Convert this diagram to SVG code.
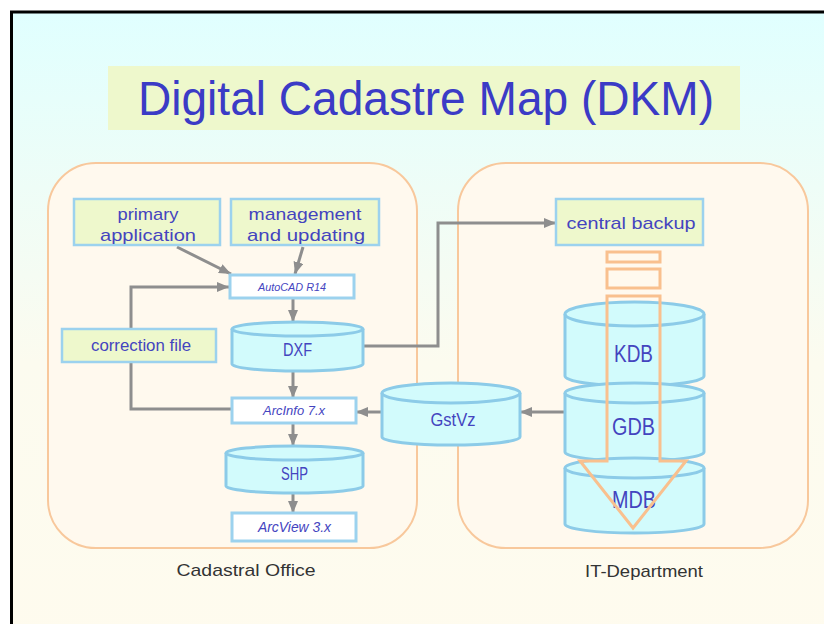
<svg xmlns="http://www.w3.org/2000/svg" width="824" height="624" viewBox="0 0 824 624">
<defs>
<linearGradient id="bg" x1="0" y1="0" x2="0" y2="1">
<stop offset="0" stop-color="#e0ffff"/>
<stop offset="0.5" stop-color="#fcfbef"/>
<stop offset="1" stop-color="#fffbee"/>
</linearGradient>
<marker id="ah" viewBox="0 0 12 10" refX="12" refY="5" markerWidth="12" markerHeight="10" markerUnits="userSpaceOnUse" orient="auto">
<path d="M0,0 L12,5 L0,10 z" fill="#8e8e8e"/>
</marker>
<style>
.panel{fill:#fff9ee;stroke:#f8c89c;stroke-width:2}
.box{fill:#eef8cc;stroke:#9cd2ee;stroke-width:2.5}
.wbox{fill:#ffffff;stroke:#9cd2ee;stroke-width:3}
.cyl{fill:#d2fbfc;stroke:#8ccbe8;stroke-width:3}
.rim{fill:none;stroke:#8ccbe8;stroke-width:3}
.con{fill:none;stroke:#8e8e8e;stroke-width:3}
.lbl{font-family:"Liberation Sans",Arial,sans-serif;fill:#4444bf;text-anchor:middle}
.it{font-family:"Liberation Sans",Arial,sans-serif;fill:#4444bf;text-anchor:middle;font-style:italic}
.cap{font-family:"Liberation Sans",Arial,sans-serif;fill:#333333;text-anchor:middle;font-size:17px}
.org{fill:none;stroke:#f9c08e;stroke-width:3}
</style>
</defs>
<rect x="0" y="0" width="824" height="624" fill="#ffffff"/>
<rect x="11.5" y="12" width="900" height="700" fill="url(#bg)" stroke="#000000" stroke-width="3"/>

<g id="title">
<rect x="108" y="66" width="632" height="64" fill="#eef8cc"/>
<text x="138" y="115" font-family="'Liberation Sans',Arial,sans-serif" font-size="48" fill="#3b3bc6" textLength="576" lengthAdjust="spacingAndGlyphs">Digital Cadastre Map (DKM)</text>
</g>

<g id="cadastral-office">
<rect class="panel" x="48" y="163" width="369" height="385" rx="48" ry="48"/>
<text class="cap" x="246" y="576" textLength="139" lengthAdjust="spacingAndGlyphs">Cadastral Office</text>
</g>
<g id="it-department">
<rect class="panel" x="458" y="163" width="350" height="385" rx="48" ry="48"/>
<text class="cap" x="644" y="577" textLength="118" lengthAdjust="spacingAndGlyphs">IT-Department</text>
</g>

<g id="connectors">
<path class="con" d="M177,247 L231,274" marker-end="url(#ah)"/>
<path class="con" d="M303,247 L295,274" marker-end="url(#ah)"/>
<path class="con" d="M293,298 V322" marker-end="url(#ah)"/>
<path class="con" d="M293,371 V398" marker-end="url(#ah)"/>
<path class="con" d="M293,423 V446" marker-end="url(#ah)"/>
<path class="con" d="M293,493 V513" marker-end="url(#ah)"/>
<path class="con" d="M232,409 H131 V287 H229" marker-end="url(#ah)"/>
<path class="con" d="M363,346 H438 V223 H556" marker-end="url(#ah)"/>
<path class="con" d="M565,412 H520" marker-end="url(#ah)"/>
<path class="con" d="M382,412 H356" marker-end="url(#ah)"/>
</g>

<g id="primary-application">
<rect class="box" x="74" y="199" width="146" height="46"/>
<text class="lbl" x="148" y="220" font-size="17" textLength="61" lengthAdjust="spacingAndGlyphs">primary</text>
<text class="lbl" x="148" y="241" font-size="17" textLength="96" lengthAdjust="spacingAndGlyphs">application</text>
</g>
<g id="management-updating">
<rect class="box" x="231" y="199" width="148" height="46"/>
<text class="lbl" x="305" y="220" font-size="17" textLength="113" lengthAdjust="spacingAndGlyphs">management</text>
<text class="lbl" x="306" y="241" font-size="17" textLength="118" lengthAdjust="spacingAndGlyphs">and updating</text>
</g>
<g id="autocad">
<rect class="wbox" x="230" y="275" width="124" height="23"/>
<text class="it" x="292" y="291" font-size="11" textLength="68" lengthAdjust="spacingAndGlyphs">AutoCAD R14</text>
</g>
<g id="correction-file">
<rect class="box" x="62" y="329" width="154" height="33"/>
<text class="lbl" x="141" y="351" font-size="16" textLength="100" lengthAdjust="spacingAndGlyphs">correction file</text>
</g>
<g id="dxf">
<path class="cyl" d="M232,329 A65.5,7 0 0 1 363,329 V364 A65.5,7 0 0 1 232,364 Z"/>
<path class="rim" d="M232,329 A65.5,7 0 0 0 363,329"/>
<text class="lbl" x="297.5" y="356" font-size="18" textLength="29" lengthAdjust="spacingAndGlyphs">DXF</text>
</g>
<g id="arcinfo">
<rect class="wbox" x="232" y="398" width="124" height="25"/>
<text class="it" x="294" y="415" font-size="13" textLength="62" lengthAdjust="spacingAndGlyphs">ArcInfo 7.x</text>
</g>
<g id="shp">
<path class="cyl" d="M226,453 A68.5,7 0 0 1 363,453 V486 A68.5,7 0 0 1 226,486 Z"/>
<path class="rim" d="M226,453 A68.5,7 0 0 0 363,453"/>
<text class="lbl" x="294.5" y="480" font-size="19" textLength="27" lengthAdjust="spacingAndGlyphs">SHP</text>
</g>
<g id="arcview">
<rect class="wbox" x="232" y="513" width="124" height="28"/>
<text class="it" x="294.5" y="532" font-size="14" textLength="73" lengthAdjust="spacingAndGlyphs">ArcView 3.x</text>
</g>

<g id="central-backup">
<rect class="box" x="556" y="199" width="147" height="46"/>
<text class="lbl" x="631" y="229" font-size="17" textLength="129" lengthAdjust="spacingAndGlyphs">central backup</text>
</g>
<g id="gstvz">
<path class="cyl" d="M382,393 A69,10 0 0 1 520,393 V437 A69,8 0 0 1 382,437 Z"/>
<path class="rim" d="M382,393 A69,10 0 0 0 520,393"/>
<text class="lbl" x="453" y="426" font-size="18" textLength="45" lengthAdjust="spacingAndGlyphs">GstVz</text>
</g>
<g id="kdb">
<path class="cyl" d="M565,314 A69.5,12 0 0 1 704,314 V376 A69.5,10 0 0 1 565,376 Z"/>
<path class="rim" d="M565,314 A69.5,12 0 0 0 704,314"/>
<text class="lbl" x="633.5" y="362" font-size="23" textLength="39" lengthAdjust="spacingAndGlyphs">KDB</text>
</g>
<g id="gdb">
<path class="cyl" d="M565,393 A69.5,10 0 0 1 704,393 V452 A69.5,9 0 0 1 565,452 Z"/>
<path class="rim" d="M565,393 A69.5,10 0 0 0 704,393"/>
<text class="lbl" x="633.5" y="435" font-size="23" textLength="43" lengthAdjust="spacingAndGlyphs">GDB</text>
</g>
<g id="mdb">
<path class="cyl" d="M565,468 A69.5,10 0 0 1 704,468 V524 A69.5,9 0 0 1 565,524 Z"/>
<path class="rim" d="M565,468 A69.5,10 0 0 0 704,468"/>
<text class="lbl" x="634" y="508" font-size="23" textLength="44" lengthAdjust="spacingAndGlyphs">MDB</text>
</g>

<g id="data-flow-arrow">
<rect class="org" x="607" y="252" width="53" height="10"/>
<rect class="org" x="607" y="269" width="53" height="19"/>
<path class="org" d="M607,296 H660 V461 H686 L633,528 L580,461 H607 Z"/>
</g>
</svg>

□ □ □

EXERCISE REQUIREMENTS: Write out the full set of lines verbatim, without the pictures.

RESPONSE:
Convert this diagram to SVG code.
<svg xmlns="http://www.w3.org/2000/svg" width="824" height="624" viewBox="0 0 824 624">
<defs>
<linearGradient id="bg" x1="0" y1="0" x2="0" y2="1">
<stop offset="0" stop-color="#e0ffff"/>
<stop offset="0.5" stop-color="#fcfbef"/>
<stop offset="1" stop-color="#fffbee"/>
</linearGradient>
<marker id="ah" viewBox="0 0 12 10" refX="12" refY="5" markerWidth="12" markerHeight="10" markerUnits="userSpaceOnUse" orient="auto">
<path d="M0,0 L12,5 L0,10 z" fill="#8e8e8e"/>
</marker>
<style>
.panel{fill:#fff9ee;stroke:#f8c89c;stroke-width:2}
.box{fill:#eef8cc;stroke:#9cd2ee;stroke-width:2.5}
.wbox{fill:#ffffff;stroke:#9cd2ee;stroke-width:3}
.cyl{fill:#d2fbfc;stroke:#8ccbe8;stroke-width:3}
.rim{fill:none;stroke:#8ccbe8;stroke-width:3}
.con{fill:none;stroke:#8e8e8e;stroke-width:3}
.lbl{font-family:"Liberation Sans",Arial,sans-serif;fill:#4444bf;text-anchor:middle}
.it{font-family:"Liberation Sans",Arial,sans-serif;fill:#4444bf;text-anchor:middle;font-style:italic}
.cap{font-family:"Liberation Sans",Arial,sans-serif;fill:#333333;text-anchor:middle;font-size:17px}
.org{fill:none;stroke:#f9c08e;stroke-width:3}
</style>
</defs>
<rect x="0" y="0" width="824" height="624" fill="#ffffff"/>
<rect x="11.5" y="12" width="900" height="700" fill="url(#bg)" stroke="#000000" stroke-width="3"/>

<g id="title">
<rect x="108" y="66" width="632" height="64" fill="#eef8cc"/>
<text x="138" y="115" font-family="'Liberation Sans',Arial,sans-serif" font-size="48" fill="#3b3bc6" textLength="576" lengthAdjust="spacingAndGlyphs">Digital Cadastre Map (DKM)</text>
</g>

<g id="cadastral-office">
<rect class="panel" x="48" y="163" width="369" height="385" rx="48" ry="48"/>
<text class="cap" x="246" y="576" textLength="139" lengthAdjust="spacingAndGlyphs">Cadastral Office</text>
</g>
<g id="it-department">
<rect class="panel" x="458" y="163" width="350" height="385" rx="48" ry="48"/>
<text class="cap" x="644" y="577" textLength="118" lengthAdjust="spacingAndGlyphs">IT-Department</text>
</g>

<g id="connectors">
<path class="con" d="M177,247 L231,274" marker-end="url(#ah)"/>
<path class="con" d="M303,247 L295,274" marker-end="url(#ah)"/>
<path class="con" d="M293,298 V322" marker-end="url(#ah)"/>
<path class="con" d="M293,371 V398" marker-end="url(#ah)"/>
<path class="con" d="M293,423 V446" marker-end="url(#ah)"/>
<path class="con" d="M293,493 V513" marker-end="url(#ah)"/>
<path class="con" d="M232,409 H131 V287 H229" marker-end="url(#ah)"/>
<path class="con" d="M363,346 H438 V223 H556" marker-end="url(#ah)"/>
<path class="con" d="M565,412 H520" marker-end="url(#ah)"/>
<path class="con" d="M382,412 H356" marker-end="url(#ah)"/>
</g>

<g id="primary-application">
<rect class="box" x="74" y="199" width="146" height="46"/>
<text class="lbl" x="148" y="220" font-size="17" textLength="61" lengthAdjust="spacingAndGlyphs">primary</text>
<text class="lbl" x="148" y="241" font-size="17" textLength="96" lengthAdjust="spacingAndGlyphs">application</text>
</g>
<g id="management-updating">
<rect class="box" x="231" y="199" width="148" height="46"/>
<text class="lbl" x="305" y="220" font-size="17" textLength="113" lengthAdjust="spacingAndGlyphs">management</text>
<text class="lbl" x="306" y="241" font-size="17" textLength="118" lengthAdjust="spacingAndGlyphs">and updating</text>
</g>
<g id="autocad">
<rect class="wbox" x="230" y="275" width="124" height="23"/>
<text class="it" x="292" y="291" font-size="11" textLength="68" lengthAdjust="spacingAndGlyphs">AutoCAD R14</text>
</g>
<g id="correction-file">
<rect class="box" x="62" y="329" width="154" height="33"/>
<text class="lbl" x="141" y="351" font-size="16" textLength="100" lengthAdjust="spacingAndGlyphs">correction file</text>
</g>
<g id="dxf">
<path class="cyl" d="M232,329 A65.5,7 0 0 1 363,329 V364 A65.5,7 0 0 1 232,364 Z"/>
<path class="rim" d="M232,329 A65.5,7 0 0 0 363,329"/>
<text class="lbl" x="297.5" y="356" font-size="18" textLength="29" lengthAdjust="spacingAndGlyphs">DXF</text>
</g>
<g id="arcinfo">
<rect class="wbox" x="232" y="398" width="124" height="25"/>
<text class="it" x="294" y="415" font-size="13" textLength="62" lengthAdjust="spacingAndGlyphs">ArcInfo 7.x</text>
</g>
<g id="shp">
<path class="cyl" d="M226,453 A68.5,7 0 0 1 363,453 V486 A68.5,7 0 0 1 226,486 Z"/>
<path class="rim" d="M226,453 A68.5,7 0 0 0 363,453"/>
<text class="lbl" x="294.5" y="480" font-size="19" textLength="27" lengthAdjust="spacingAndGlyphs">SHP</text>
</g>
<g id="arcview">
<rect class="wbox" x="232" y="513" width="124" height="28"/>
<text class="it" x="294.5" y="532" font-size="14" textLength="73" lengthAdjust="spacingAndGlyphs">ArcView 3.x</text>
</g>

<g id="central-backup">
<rect class="box" x="556" y="199" width="147" height="46"/>
<text class="lbl" x="631" y="229" font-size="17" textLength="129" lengthAdjust="spacingAndGlyphs">central backup</text>
</g>
<g id="gstvz">
<path class="cyl" d="M382,393 A69,10 0 0 1 520,393 V437 A69,8 0 0 1 382,437 Z"/>
<path class="rim" d="M382,393 A69,10 0 0 0 520,393"/>
<text class="lbl" x="453" y="426" font-size="18" textLength="45" lengthAdjust="spacingAndGlyphs">GstVz</text>
</g>
<g id="kdb">
<path class="cyl" d="M565,314 A69.5,12 0 0 1 704,314 V376 A69.5,10 0 0 1 565,376 Z"/>
<path class="rim" d="M565,314 A69.5,12 0 0 0 704,314"/>
<text class="lbl" x="633.5" y="362" font-size="23" textLength="39" lengthAdjust="spacingAndGlyphs">KDB</text>
</g>
<g id="gdb">
<path class="cyl" d="M565,393 A69.5,10 0 0 1 704,393 V452 A69.5,9 0 0 1 565,452 Z"/>
<path class="rim" d="M565,393 A69.5,10 0 0 0 704,393"/>
<text class="lbl" x="633.5" y="435" font-size="23" textLength="43" lengthAdjust="spacingAndGlyphs">GDB</text>
</g>
<g id="mdb">
<path class="cyl" d="M565,468 A69.5,10 0 0 1 704,468 V524 A69.5,9 0 0 1 565,524 Z"/>
<path class="rim" d="M565,468 A69.5,10 0 0 0 704,468"/>
<text class="lbl" x="634" y="508" font-size="23" textLength="44" lengthAdjust="spacingAndGlyphs">MDB</text>
</g>

<g id="data-flow-arrow">
<rect class="org" x="607" y="252" width="53" height="10"/>
<rect class="org" x="607" y="269" width="53" height="19"/>
<path class="org" d="M607,296 H660 V461 H686 L633,528 L580,461 H607 Z"/>
</g>
</svg>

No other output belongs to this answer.